Mississippi approves funding for 157 additional police officers in schools


Some Mississippi cops messing around with their new bicycle.

Last Friday the Mississippi State Board of Education approved $1.57 million in funds to be used to help pay for 157 new police officers to be placed in schools around the state. The Legislature voted earlier this year to allot $7.5 million to match grants of up to $10,000 per school to add school resource officers to the districts that want them, the Clarion Ledger reported.

Amongst much debate over arming teachers and other school staff, the primary suggestion by the National Rifle Association following the shooting at Sandy Hook Elementary in Newtown, Conn. last year, Lt. Gov. Tate Reeves proposed the Mississippi Community Oriented Policing Services program, or MCOPS, which would allocate funds for additional armed guards in the state’s schools.

Currently, of the state’s 1,000 public schools, less than 400 have their own security on campus.

“I’m proud we can place 157 additional trained officers in Mississippi schools to protect the precious lives of children,” Reeves stated. “MCOPS is an example of a state and local community partnership that can provide a service citizens want, and I look forward to seeing even more schools take advantage of the program in the future.”

Under the legislation, the school districts will be required to match the state’s grant money they use or provide in-kind services. Of course, school districts are not required to participate, but under the MCOPS program they are given the option if they so choose.

Additionally, the program provides incentives for law enforcement agencies to work alongside schools and to use community policing to help reduce violence and improve school safety.

In at least one of the state’s school districts, the approved funding means that each individual school in the district will now have its own officer, instead of having to share officers between multiple schools, as it has currently been. Additionally, in the past, officers have been provided through arrangements made with the sheriff’s office or local police department, but now schools have the option of seeking their own armed guards.

“Through this grant we will be able to provide coverage on all of our campuses with a dedicated officer to that campus, thus increasing the security for our students and employees,” The Hinds County School District, which was approved for 10 additional SRO positions for the 6,600-student district, Superintendent Stephen Handley said.

But Clinton Police Chief Mike Warren explained that the idea of having police officers on school campuses isn’t quite as straightforward as one might think, while former Mississippi Association of Educators President Kevin Gilbert feels that the money could be more effective if spent on other programs.

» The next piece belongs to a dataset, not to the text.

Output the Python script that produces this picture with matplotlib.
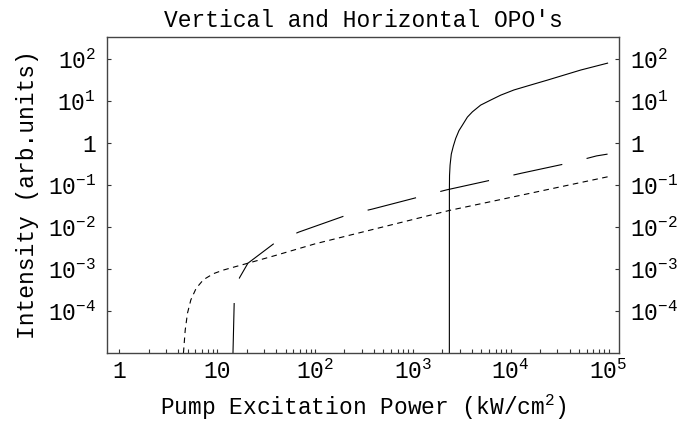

“SROs are not expected to merely be armed security guards,” Warren said in a statement. “Officers are specifically screened for intelligence, ability to teach subjects within their area of expertise and ability to interact with students.”

Gilbert claims, “The best way to curb violence is through prevention. We need commonsense solutions,” pointing out that the money could be better spent on additional teachers, counselors and prevention programs.

Gilbert argues that the officers aren’t trained on the day-to-day issues the schools face or how to deal with the students who may be facing emotional or mental problems. Additionally, Gilbert claims that having the armed guards in schools do very little to contribute to overall safety, but instead the SROs end up dealing with other less important school issues, such as dress code violations.